Startup Valuation Calculator – Frequently Asked Questions

Answers about startup valuation, dilution, SAFEs, notes, option pools, and VC method modeling.

Startup valuation is an estimate of what a company is worth at a given time. In early stages it is often determined by fundraising terms (pre-money, post-money), traction, market, team, and comparable deals rather than traditional profits.

Pre-money valuation is the company value before new investment. Post-money valuation is pre-money plus the new investment amount. Post-money is used to calculate ownership percentages after the round closes.

Dilution is the reduction in an existing shareholder’s ownership percentage when new shares are issued. It depends on the investment size, valuation, option pool changes, and any converting SAFEs or notes.

A SAFE typically converts into equity at a later priced round using a discount, a valuation cap, or whichever is more favorable to the SAFE investor. This can increase dilution for founders and earlier shareholders.

A convertible note usually converts at the next priced round using a discount and/or valuation cap, but may also include accrued interest. Conversion terms determine how many shares the note holder receives.

The VC method estimates value by projecting an exit value, applying a target return multiple, and discounting back to today. It can be used to estimate a reasonable post-money valuation and investor ownership needs.
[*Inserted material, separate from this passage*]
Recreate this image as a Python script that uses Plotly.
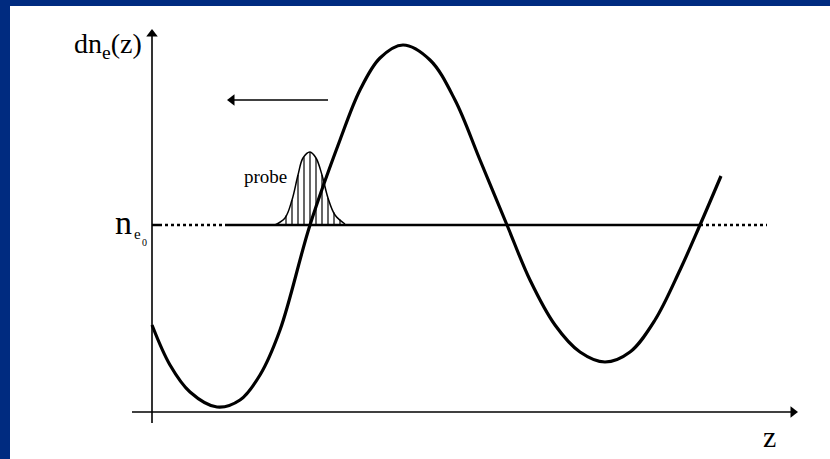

No. It produces scenario-based estimates based on your assumptions. Actual valuations depend on market conditions, deal terms, investor demand, and negotiation.

An option pool is equity reserved for employees. Increasing the option pool before a round typically dilutes existing shareholders and can affect the effective price per share and ownership outcomes.

This calculator supports a simplified single SAFE and single note scenario for clear planning. You can approximate multiple instruments by aggregating principal amounts and using weighted assumptions.

Estimates are for planning and scenario testing only. Real valuations and ownership outcomes depend on term sheet definitions, conversion mechanics, option pool requirements, market conditions, and negotiation.